20. It is quite obvious from the said judgments of the Hon'ble Supreme Court that it cannot be said that no prosecution can be lodged for an offence under Section 138 of the Negotiable Instruments Act, 1881 for the simple reason that the cheque was returned unpaid pursuant to the instruction of the drawer given to the bank to stop payment. The presumption that the cheque was dishonoured for the reasons contemplated in Section 138 of the Negotiable Instruments Act, 1881 is a rebuttable presumption and the accused shall have a right to lead evidence to show that the cheque/cheques was/were dishonoured not for the reasons contemplated in Section 138 and that he had sufficient funds in his account on which the cheque was drawn. By proving that he had sufficient funds on the relevant date, the accused can rebut the presumption. The proof required for such rebuttal is not proof beyond reasonable doubt and such proof shall be on preponderance of probabilities.
21. In this case, there is sufficient evidence to show that the respondent herein/accused did have a grievance against the appellant herein/complainant that the goods (cassettes) supplied by him were defective. On that basis alone, the respondent herein/accused seems to have issued a letter to the drawee bank, even before the presentation of the cheques for encashment specifying the dates, cheque numbers and the name of the payee to stop payment as he believed the goods supplied by the appellant herein/complainant were defective. Whether the goods supplied by the appellant herein/complainant were in fact defective or not, is outside the scope of consideration in this criminal case. We are concerned with the question whether the cheques were dishonoured for the reason of insufficiency of fund or for the reason that the amount exceeded the arrangement made with the bank and not with the question whether the reasons assigned by the respondent herein/accused for countermanding the cheque even though there was sufficient funds in the account, are justifiable. It has been clearly stated in the dishonour slips that the cheques were returned unpaid for the reason that the drawer had instructed to stop payment and not for any other reason. The witnesses examined on the side of the appellant herein/complainant have not asserted that there was insufficiency of funds in the account on which the cheques were drawn. On the other hand, the bank official examined as P.W.2 on the side of the appellant herein/ complainant himself admitted that there was sufficient arrangement on the date of presentation of cheques for encashment to make payment upto Rs.25,00,000/- from the account maintained by the respondent herein/accused on which the cheques had been drawn.
22. In view of the said evidence of P.W.2 examined on the side of the appellant herein/complainant, there was no necessity for the respondent herein/accused to lead further evidence to prove that he had sufficient funds in his account and that only because of the stop payment instructions given by him, the cheques were dishonoured.

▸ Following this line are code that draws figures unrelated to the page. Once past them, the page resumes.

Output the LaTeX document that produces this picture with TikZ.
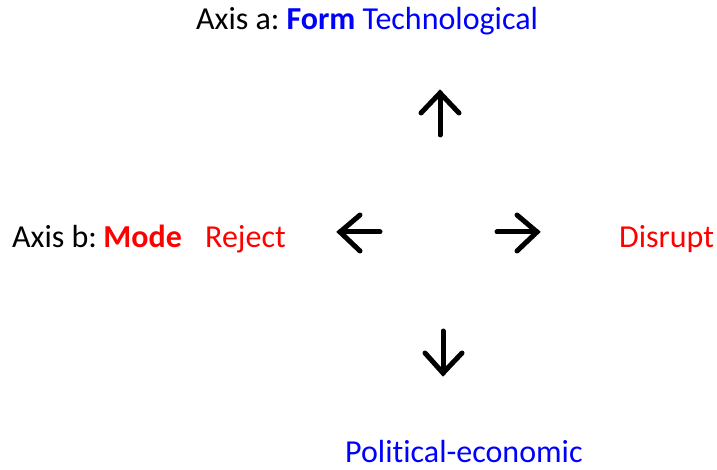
\documentclass[tikz,border=0pt]{standalone}
\usepackage{fontspec}
\setmainfont[Ligatures=NoCommon]{Carlito}
\definecolor{formblue}{RGB}{0,0,255}
\definecolor{modered}{RGB}{255,0,0}
\tikzset{
  lbl/.style={anchor=base west, inner sep=0pt, font=\fontsize{32}{36}\selectfont},
  glyph/.style={line width=5pt, line cap=round, line join=miter}
}
\begin{document}
\begin{tikzpicture}[x=1pt,y=1pt]
\useasboundingbox (0,0) rectangle (717,469);
% axis titles and pole labels
\node[lbl] (axisa) at (196,439) {Axis a:\hspace{0.22em}\textcolor{formblue}{\textbf{Form} Technological}};
\node[lbl] (axisb) at (12,222) {Axis b:\hspace{0.2em}\textcolor{modered}{\textbf{Mode}}};
\node[lbl, text=modered] (reject) at (205,222) {Reject};
\node[lbl, text=modered] (disrupt) at (619,222) {Disrupt};
\node[lbl, text=formblue, text depth=0pt] (polit) at (345,7) {Political-economic};
% up arrow
\draw[glyph] (440,334) -- (440,376);
\draw[glyph] (421,356) -- (440,376) -- (459,356);
% left arrow
\draw[glyph] (380,237) -- (340,237);
\draw[glyph] (360,254) -- (340,237) -- (360,218);
% right arrow
\draw[glyph] (497,237) -- (537,237);
\draw[glyph] (517,254) -- (537,237) -- (517,218);
% down arrow
\draw[glyph] (443,138) -- (443,96);
\draw[glyph] (425,116) -- (443,96) -- (462,116);
\end{tikzpicture}
\end{document}
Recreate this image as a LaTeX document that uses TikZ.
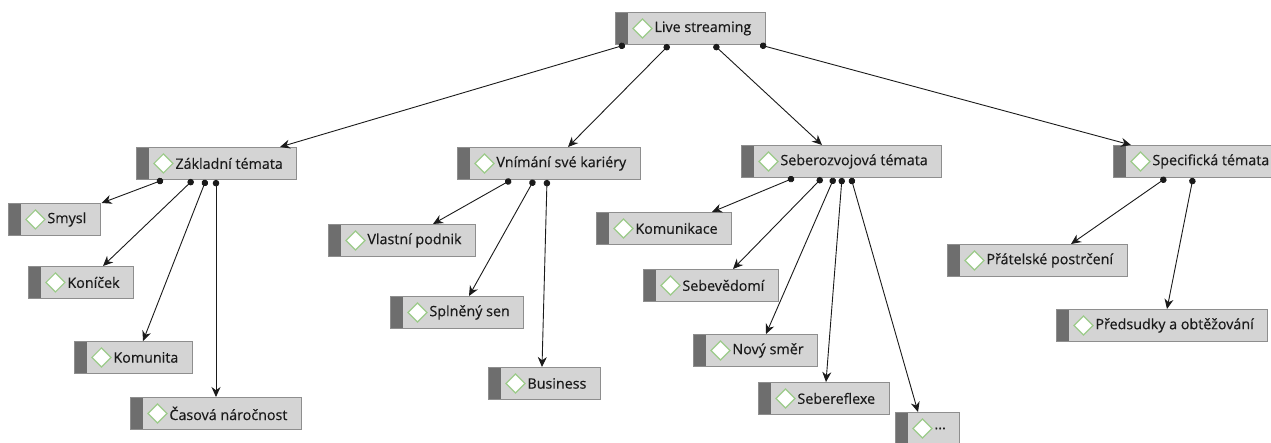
\documentclass[tikz,border=0pt]{standalone}
\usepackage{fontspec}
\setmainfont{Open Sans}
\newfontfamily\topicfont[FakeBold=0.35]{Open Sans}
\usepackage{xcolor}
\definecolor{boxfill}{HTML}{D4D4D4}
\definecolor{boxedge}{HTML}{8E8E8E}
\definecolor{bardark}{HTML}{6E6E6E}
\definecolor{leafgreen}{HTML}{9CCB8A}
\definecolor{inkdark}{HTML}{1A1A1A}
\usetikzlibrary{arrows.meta}

\tikzset{
  topic/.style={draw=boxedge, fill=boxfill, line width=0.9pt, anchor=north west,
    minimum height=32pt, inner xsep=14pt, inner ysep=0pt, text=inkdark,
    font=\topicfont\fontsize{14.3}{16}\selectfont,
    execute at begin node={\hspace*{25pt}},
    path picture={
      \fill[bardark] (path picture bounding box.south west)
        rectangle ([xshift=13pt]path picture bounding box.north west);
      \draw[leafgreen, fill=white, line width=1.2pt]
        ([xshift=27pt]path picture bounding box.west)
        +(-9.5pt,0) -- +(0,9.5pt) -- +(9.5pt,0) -- +(0,-9.5pt) -- cycle;
    }},
  link/.style={draw=inkdark, line width=0.9pt,
    {Circle[length=6.5pt]}-{Stealth[length=10pt,width=9pt]}}
}

\begin{document}
\begin{tikzpicture}[x=1pt, y=-1pt]
  \useasboundingbox (0,0) rectangle (1271,443);
  % Root
  \node[topic] (root) at (615,12) {Live streaming};
  % Main branches
  \node[topic] (zakl) at (136,147) {Základní témata};
  \node[topic] (vnim) at (457,147) {Vnímání své kariéry};
  \node[topic] (sebe) at (741,145) {Seberozvojová témata};
  \node[topic] (spec) at (1113,145) {Specifická témata};
  % Leaves
  \node[topic] (smysl) at (8,203) {Smysl};
  \node[topic] (konicek) at (28,266) {Koníček};
  \node[topic] (komunita) at (74,341) {Komunita};
  \node[topic] (casova) at (130,397) {Časová náročnost};
  \node[topic] (vlastni) at (328,224) {Vlastní podnik};
  \node[topic] (splneny) at (390,296) {Splněný sen};
  \node[topic] (business) at (488,367) {Business};
  \node[topic] (komunikace) at (596,212) {Komunikace};
  \node[topic] (sebevedomi) at (643,269) {Sebevědomí};
  \node[topic] (novy) at (693,334) {Nový směr};
  \node[topic] (sebereflexe) at (758,382) {Sebereflexe};
  \node[topic] (etc) at (895,412) {...};
  \node[topic] (pratelske) at (947,244) {Přátelské postrčení};
  \node[topic] (predsudky) at (1056,309) {Předsudky a obtěžování};
  % Connectors
  \foreach \p/\a/\c/\b in {root/10/zakl.north west/144, root/54/vnim.north west/111,
      root/99/sebe.north west/81, root/145/spec.north west/18,
      zakl/27/smysl.north east/1, zakl/57/konicek.north west/75,
      zakl/70/komunita.north west/69, zakl/80/casova.north west/86,
      vnim/54/vlastni.north west/105, vnim/77/splneny.north west/79,
      vnim/90/business.north west/54,
      sebe/53/komunikace.north west/116, sebe/81/sebevedomi.north west/90,
      sebe/93/novy.north west/73, sebe/101/sebereflexe.north west/68,
      sebe/110/etc.north west/23,
      spec/53/pratelske.north west/124, spec/80/predsudky.north west/111} {
    \draw[link] ([xshift=\a pt]\p.south west) -- ([xshift=\b pt]\c);
  }
\end{tikzpicture}
\end{document}
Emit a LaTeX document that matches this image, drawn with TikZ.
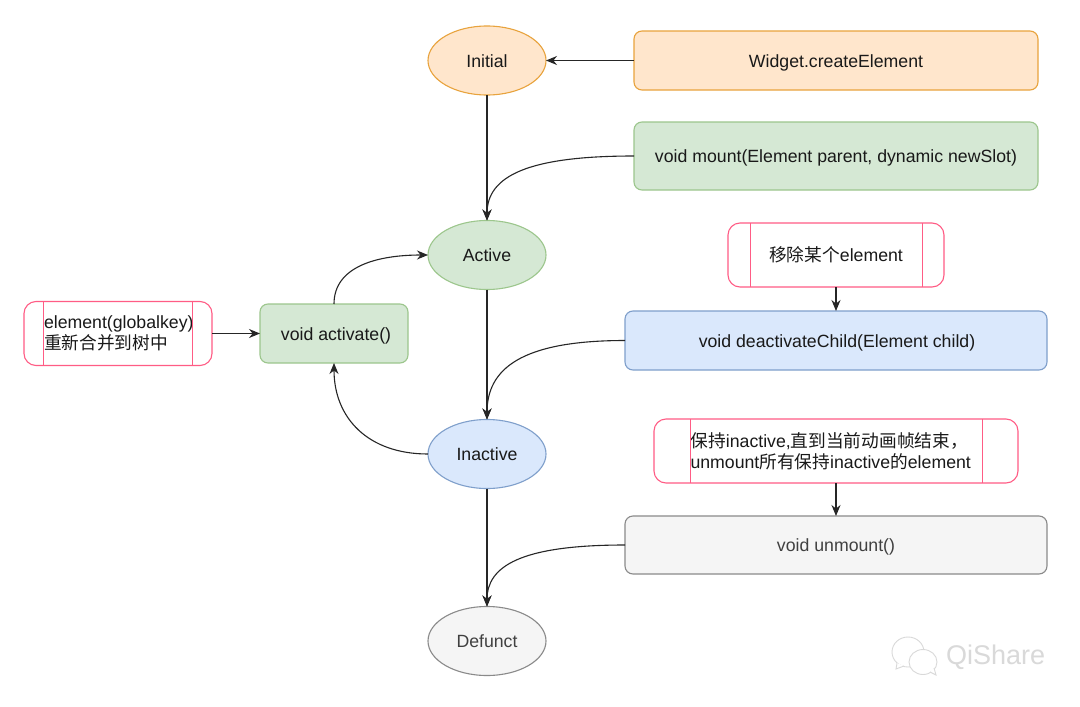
\documentclass[tikz,border=0pt]{standalone}
\usepackage{fontspec}
\setmainfont{Liberation Sans}
\newfontfamily\cjk{Noto Sans CJK SC}
\usetikzlibrary{arrows.meta,shapes.geometric}
\definecolor{orf}{HTML}{FFE6CC}\definecolor{ord}{HTML}{E8A33D}
\definecolor{grf}{HTML}{D5E8D4}\definecolor{grd}{HTML}{9CC68C}
\definecolor{blf}{HTML}{DAE8FC}\definecolor{bld}{HTML}{7F9FCB}
\definecolor{gyf}{HTML}{F5F5F5}\definecolor{gyd}{HTML}{8A8A8A}
\definecolor{pk}{HTML}{FF5C85}\definecolor{wm}{HTML}{D9D9D9}
\tikzset{
 base/.style={line width=1.1pt,inner sep=0pt,outer sep=0pt,font=\fontsize{17.7pt}{21pt}\selectfont,text=black!90},
 oneline/.style={text height=15pt,text depth=2pt},
 state/.style={base,oneline,ellipse,draw,minimum width=118pt,minimum height=69pt},
 box/.style={base,oneline,draw,rectangle,rounded corners=8pt},
 proc/.style={base,draw=pk,fill=white,rectangle,rounded corners=12pt,align=left},
 inner/.style={pk,line width=1pt},
 orange/.style={fill=orf,draw=ord},
 green/.style={fill=grf,draw=grd},
 blue/.style={fill=blf,draw=bld},
 grey/.style={fill=gyf,draw=gyd,text=black!75},
 link/.style={line width=1.1pt,black!85,-{Stealth[length=11pt,width=9pt]}}
}
\begin{document}
\begin{tikzpicture}[x=1pt,y=-1pt]
\useasboundingbox (0,0) rectangle (1080,707);
\fill[white] (0,0) rectangle (1080,707);
% states
\node[state,orange] (initial) at (487,60.5) {Initial};
\node[state,green] (active) at (487,255) {Active};
\node[state,blue] (inactive) at (487,454) {Inactive};
\node[state,grey] (defunct) at (487,641) {Defunct};
% method boxes
\node[box,orange,minimum width=404pt,minimum height=59pt] (create) at (836,60.5) {Widget.createElement};
\node[box,green,minimum width=404pt,minimum height=68pt] (mount) at (836,156) {void mount(Element parent, dynamic newSlot)};
\node[box,blue,minimum width=422pt,minimum height=59pt] (deact) at (836,340.5) {\hspace*{2pt}void deactivateChild(Element child)};
\node[box,grey,minimum width=422pt,minimum height=58pt] (unmount) at (836,545) {void unmount()};
\node[box,green,minimum width=148pt,minimum height=59pt] (activate) at (334,333.5) {\hspace*{4pt}void activate()};
% process boxes
\node[proc,oneline,minimum width=216pt,minimum height=64pt,align=center] (remove) at (836,255) {{\cjk 移除某个}element};
\node[proc,minimum width=364pt,minimum height=64pt] (keep) at (836,451) {\raisebox{-2pt}{\parbox{292pt}{\raggedright\mbox{\hspace*{0.5pt}{\cjk 保持}inactive,{\cjk 直到当前动画帧结束，}}\\\mbox{\hspace*{0.5pt}unmount{\cjk 所有保持}inactive{\cjk 的}element}}}};
\node[proc,minimum width=188pt,minimum height=64pt] (elem) at (118,333.5) {\raisebox{-2pt}{\parbox{149pt}{\raggedright\mbox{\hspace*{0.5pt}element(globalkey)}\\\mbox{\hspace*{0.5pt}{\cjk 重新合并到树中}}}}};
\draw[inner] ([xshift=22pt]remove.north west) -- ([xshift=22pt]remove.south west);
\draw[inner] ([xshift=-22pt]remove.north east) -- ([xshift=-22pt]remove.south east);
\draw[inner] ([xshift=36pt]keep.north west) -- ([xshift=36pt]keep.south west);
\draw[inner] ([xshift=-36pt]keep.north east) -- ([xshift=-36pt]keep.south east);
\draw[inner] ([xshift=19pt]elem.north west) -- ([xshift=19pt]elem.south west);
\draw[inner] ([xshift=-20pt]elem.north east) -- ([xshift=-20pt]elem.south east);
% connectors
\draw[link] (create.west) -- (initial.east);
\draw[link] (initial.south) -- (active.north);
\draw[link] (active.south) -- (inactive.north);
\draw[link] (inactive.south) -- (defunct.north);
\draw[link] (remove.south) -- (deact.north);
\draw[link] (keep.south) -- (unmount.north);
\draw[link] (elem.east) -- (activate.west);
\draw[link] (mount.west) .. controls +(-105,0) and +(0,-45) .. (active.north);
\draw[link] (deact.west) .. controls +(-105,0) and +(0,-50) .. (inactive.north);
\draw[link] (unmount.west) .. controls +(-105,0) and +(0,-40) .. (defunct.north);
\draw[link] (activate.north) .. controls +(0,-38) and +(-50,0) .. (active.west);
\draw[link] (inactive.west) .. controls +(-60,0) and +(0,55) .. (activate.south);
% watermark
\draw[wm,line width=0.9pt,fill=white] (908,652) ellipse (16pt and 15pt);
\draw[wm,line width=0.9pt,fill=white] (897,663) -- (896,669) -- (904,666);
\draw[wm,line width=0.9pt,fill=white] (923,662) ellipse (14pt and 12.5pt);
\draw[wm,line width=0.9pt,fill=white] (930,672) -- (936,675) -- (934,668);
\node[inner sep=0pt,anchor=west,text=wm,font=\fontsize{27pt}{30pt}\selectfont] (mark) at (946,657) {QiShare};
\end{tikzpicture}
\end{document}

The court below has rightly come to the conclusion that the reverse burden cast on the respondent herein/accused has been discharged and that hence the offence under Section 138 of the Negotiable Instruments Act, 1881 has not been made out. There is no defect or infirmity in the above said finding of the court below. This court finds no ground or reason to interfere with the judgments of acquittal pronounced by the court below. There is no merit in these appeals and they deserve to be dismissed.
23. Accordingly, both the appeals are dismissed.